The reality is that one in five of our friends and neighbors in Beaufort County has to make that decision on a regular basis. They are living with food insecurity, according to Allison Wills, food-resource coordinator for Food Bank of the Albemarle.
“When I say they’re food insecure, it means either they don’t know where their next meal is coming from or they’re not sure they’re going to have money to buy their next meal,” Wills told the Washington City Council last week. “So, they have to make hard choices — hard choices about whether to pay the rent or to buy groceries for their children.”
One hope for those facing food insecurity is the Eagle’s Wings food pantry in Washington. Four times a month since 1989, Eagle’s Wings opens its doors for qualified clients to come and get food for their cupboards.
But that safety net has developed a hole.

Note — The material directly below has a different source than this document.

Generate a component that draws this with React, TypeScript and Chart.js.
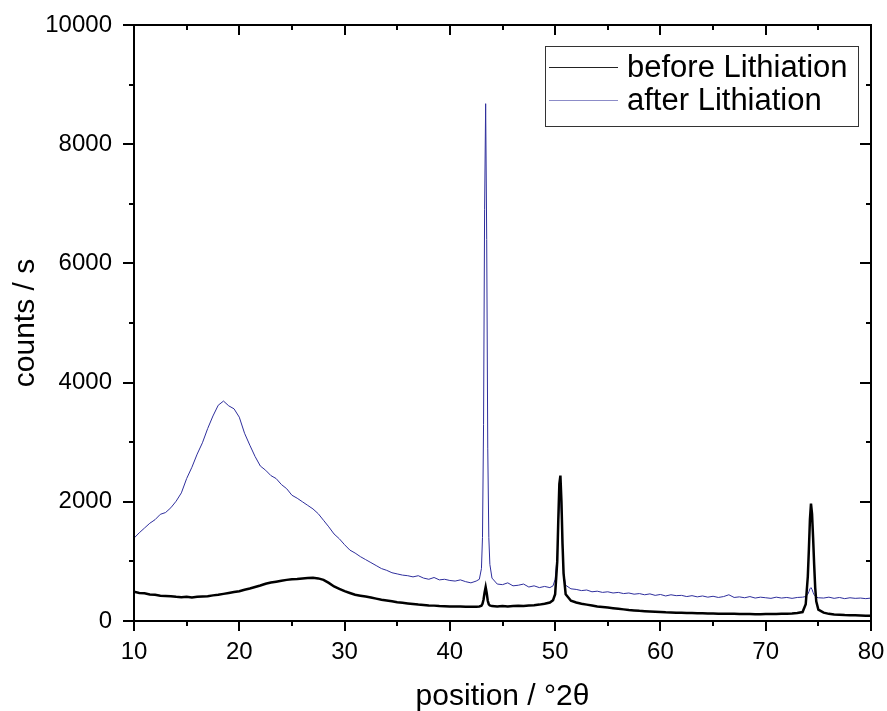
import React, { useEffect, useRef } from "react";
import { Chart, registerables } from "chart.js";

Chart.register(...registerables);

// 2θ positions (degrees)
const positions = [
  10, 10.5, 11, 11.5, 12, 12.5, 13, 13.5, 14, 14.5, 15, 15.5, 16, 16.5, 17, 17.5, 18, 18.5, 19, 19.5,
  20, 20.5, 21, 21.5, 22, 22.5, 23, 23.5, 24, 24.5, 25, 25.5, 26, 26.5, 27, 27.5, 28, 28.5, 29, 29.5,
  30, 30.5, 31, 31.5, 32, 32.5, 33, 33.5, 34, 34.5, 35, 35.5, 36, 36.5, 37, 37.5, 38, 38.5, 39, 39.5,
  40, 40.5, 41, 41.5, 42, 42.5,
  42.8, 43, 43.1, 43.2, 43.3, 43.4, 43.5, 43.6, 43.7, 43.8, 44,
  44.5, 45, 45.5, 46, 46.5, 47, 47.5, 48, 48.5, 49, 49.5,
  49.8, 50, 50.2, 50.3, 50.4, 50.5, 50.6, 50.7, 50.8, 51,
  51.5, 52, 52.5, 53, 53.5, 54, 54.5, 55, 55.5, 56, 56.5, 57, 57.5, 58, 58.5, 59, 59.5, 60, 60.5, 61,
  61.5, 62, 62.5, 63, 63.5, 64, 64.5, 65, 65.5, 66, 66.5, 67, 67.5, 68, 68.5, 69, 69.5, 70, 70.5, 71,
  71.5, 72, 72.5, 73, 73.5,
  73.8, 74, 74.1, 74.2, 74.3, 74.4, 74.5, 74.6, 74.7, 74.8, 75,
  75.5, 76, 76.5, 77, 77.5, 78, 78.5, 79, 79.5, 80,
];

// counts / s, before lithiation (black)
const beforeLithiation = [
  490, 470, 465, 445, 440, 425, 420, 415, 405, 400, 405, 395, 405, 410, 415, 430, 440, 455, 470, 485,
  500, 525, 545, 570, 595, 625, 645, 660, 675, 690, 700, 705, 715, 720, 725, 715, 690, 640, 580, 540,
  500, 470, 440, 425, 410, 395, 375, 355, 345, 330, 315, 305, 295, 285, 275, 268, 262, 258, 252, 248,
  245, 245, 242, 240, 238, 240,
  245, 255, 290, 360, 480, 570, 470, 340, 280, 260, 250,
  245, 250, 245, 250, 255, 250, 260, 265, 275, 290, 310,
  350, 450, 1000, 1700, 2300, 2440, 2000, 1300, 800, 450,
  340, 310, 290, 275, 260, 245, 235, 225, 215, 205, 195, 185, 178, 170, 165, 160, 155, 150, 145, 142,
  140, 137, 135, 133, 130, 128, 127, 125, 123, 122, 120, 120, 118, 117, 116, 115, 115, 116, 117, 118,
  120, 123, 127, 135, 150,
  280, 750, 1200, 1700, 1970, 1800, 1400, 950, 560, 330, 190,
  140, 120, 110, 105, 100, 98, 95, 93, 90, 88,
];

// counts / s, after lithiation (blue)
const afterLithiation = [
  1390, 1480, 1560, 1640, 1700, 1790, 1820, 1900, 2010, 2150, 2390, 2580, 2800, 2990, 3230, 3440, 3620, 3690, 3610, 3560,
  3420, 3150, 2950, 2760, 2600, 2530, 2440, 2390, 2290, 2220, 2110, 2060, 2000, 1940, 1880, 1800, 1690, 1580, 1460, 1380,
  1280, 1190, 1140, 1080, 1030, 980, 930, 880, 850, 810, 790, 770, 760, 740, 760, 720, 700, 730, 690, 700,
  680, 670, 690, 660, 640, 670,
  700, 880, 1400, 3300, 6900, 8680, 6400, 2900, 1400, 950, 720,
  620, 610, 640, 590, 600, 620, 570, 590, 560, 580, 560,
  590, 700, 1100, 1600, 2050, 2200, 1800, 1200, 800, 600,
  540, 530, 510, 520, 490, 500, 480, 490, 470, 480, 460, 470, 450, 460, 440, 455, 430, 445, 420, 440,
  425, 430, 410, 425, 405, 420, 400, 415, 395, 410, 440, 395, 405, 390, 410, 385, 400, 390, 380, 400,
  385, 395, 380, 395, 400,
  410, 450, 490, 540, 560, 530, 480, 440, 420, 400, 390,
  385, 400, 380, 395, 375, 390, 380, 385, 375, 385,
];

const seriesLabels = ["before Lithiation", "after Lithiation"];
const seriesColors = ["#000000", "#2e2e9c"];
const legendColors = ["#222222", "#8c8cc8"];
const xAxisTitle = "position / °2θ";
const yAxisTitle = "counts / s";
const xRange = [10, 80];
const yRange = [0, 10000];
const xMajorStep = 10;
const xMinorStep = 5;
const yMajorStep = 2000;
const yMinorStep = 1000;

const FONT = "'Liberation Sans', Arial, Helvetica, sans-serif";

const frameTicksPlugin = {
  id: "frameTicks",
  afterDatasetsDraw(chart: any) {
    const { ctx, chartArea } = chart;
    const xs = chart.scales.x;
    const ys = chart.scales.y;
    const { left, right, top, bottom } = chartArea;
    ctx.save();
    ctx.strokeStyle = "#000";
    ctx.lineWidth = 2;
    ctx.beginPath();
    ctx.rect(left, top, right - left, bottom - top);
    ctx.stroke();
    ctx.beginPath();
    for (let v = xRange[0]; v <= xRange[1] + 1e-9; v += xMinorStep) {
      const px = Math.round(xs.getPixelForValue(v));
      const len = Math.abs(v % xMajorStep) < 1e-9 ? 10 : 5;
      ctx.moveTo(px, bottom);
      ctx.lineTo(px, bottom + len);
      ctx.moveTo(px, top);
      ctx.lineTo(px, top + len);
    }
    for (let v = yRange[0]; v <= yRange[1] + 1e-9; v += yMinorStep) {
      const py = Math.round(ys.getPixelForValue(v));
      const len = Math.abs(v % yMajorStep) < 1e-9 ? 11 : 5;
      ctx.moveTo(left - len, py);
      ctx.lineTo(left, py);
      ctx.moveTo(right, py);
      ctx.lineTo(right - len, py);
    }
    ctx.stroke();
    ctx.restore();
  },
};

const legendPlugin = {
  id: "boxLegend",
  afterDraw(chart: any) {
    const { ctx, chartArea } = chart;
    const bx = chartArea.left + 411;
    const by = chartArea.top + 21;
    const bw = 313;
    const bh = 80;
    ctx.save();
    ctx.fillStyle = "#fff";
    ctx.fillRect(bx, by, bw, bh);
    ctx.strokeStyle = "#333";
    ctx.lineWidth = 1;
    ctx.strokeRect(bx + 0.5, by + 0.5, bw, bh);
    ctx.font = `31px ${FONT}`;
    ctx.textBaseline = "middle";
    ctx.textAlign = "left";
    chart.data.datasets.forEach((ds: any, i: number) => {
      const ly = by + 21 + i * 33;
      ctx.strokeStyle = legendColors[i];
      ctx.lineWidth = 1;
      ctx.beginPath();
      ctx.moveTo(bx + 4, ly + 0.5);
      ctx.lineTo(bx + 73, ly + 0.5);
      ctx.stroke();
      ctx.fillStyle = "#000";
      ctx.fillText(ds.label, bx + 82, ly + 1);
    });
    ctx.restore();
  },
};

export default function App() {
  const canvasRef = useRef<HTMLCanvasElement | null>(null);

  useEffect(() => {
    if (!canvasRef.current) return;
    const chart = new Chart(canvasRef.current, {
      type: "line",
      data: {
        datasets: [
          {
            label: seriesLabels[0],
            data: positions.map((x, i) => ({ x, y: beforeLithiation[i] })),
            borderColor: seriesColors[0],
            borderWidth: 2.5,
            pointRadius: 0,
            tension: 0,
          },
          {
            label: seriesLabels[1],
            data: positions.map((x, i) => ({ x, y: afterLithiation[i] })),
            borderColor: seriesColors[1],
            borderWidth: 1,
            pointRadius: 0,
            tension: 0,
          },
        ],
      },
      options: {
        animation: false,
        responsive: true,
        maintainAspectRatio: false,
        layout: { padding: { top: 25, right: 16, left: 0, bottom: 0 } },
        plugins: {
          legend: { display: false },
          tooltip: { enabled: false },
        },
        scales: {
          x: {
            type: "linear",
            min: xRange[0],
            max: xRange[1],
            grid: { display: false, drawTicks: false },
            border: { display: false },
            ticks: {
              stepSize: xMajorStep,
              color: "#000",
              font: { family: FONT, size: 24 },
              padding: 17,
              callback: (v: any) => String(v),
            },
            title: {
              display: true,
              text: xAxisTitle,
              color: "#000",
              font: { family: FONT, size: 30 },
              padding: { top: 0, bottom: -4 },
            },
            afterFit: (s: any) => {
              s.height = 90;
              s.paddingLeft = 0;
              s.paddingRight = 0;
            },
          },
          y: {
            type: "linear",
            min: yRange[0],
            max: yRange[1],
            grid: { display: false, drawTicks: false },
            border: { display: false },
            ticks: {
              stepSize: yMajorStep,
              color: "#000",
              font: { family: FONT, size: 24 },
              padding: 22,
              callback: (v: any) => String(v),
            },
            title: {
              display: true,
              text: yAxisTitle,
              color: "#000",
              font: { family: FONT, size: 30 },
              padding: { top: 8, bottom: 0 },
            },
            afterFit: (s: any) => {
              s.width = 134;
              s.paddingTop = 0;
              s.paddingBottom = 0;
            },
          },
        },
      },
      plugins: [frameTicksPlugin, legendPlugin],
    });
    return () => chart.destroy();
  }, []);

  return (
    <div style={{ position: "fixed", left: 0, top: 0, width: 887, height: 711, background: "#fff" }}>
      <canvas ref={canvasRef} />
    </div>
  );
}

In a little over 48 hours when Eagle’s Wings opens its doors Tuesday morning, some 110 families will arrive seeking food assistance. There will be little, if any, food for the taking. The shelves will be bare.
Cuts to federal food assistance, a reduction in the availability of food to purchase from the Albemarle Food Bank and an increase in the number of families seeking assistance have created a perfect storm of a crisis.
While Executive Director Sally Love and the board of Eagle’s Wings work on a long-term solution, they are turning to the community for help. They are asking residents for food donations that can be dropped off at Eagle’s Wings (932 W. Third St.) before 6 p.m. Monday. Monetary donations are also welcome.
For those who have an abundance of food at home, donating to Eagle’s Wings is an easy decision that will help those facing harder choices.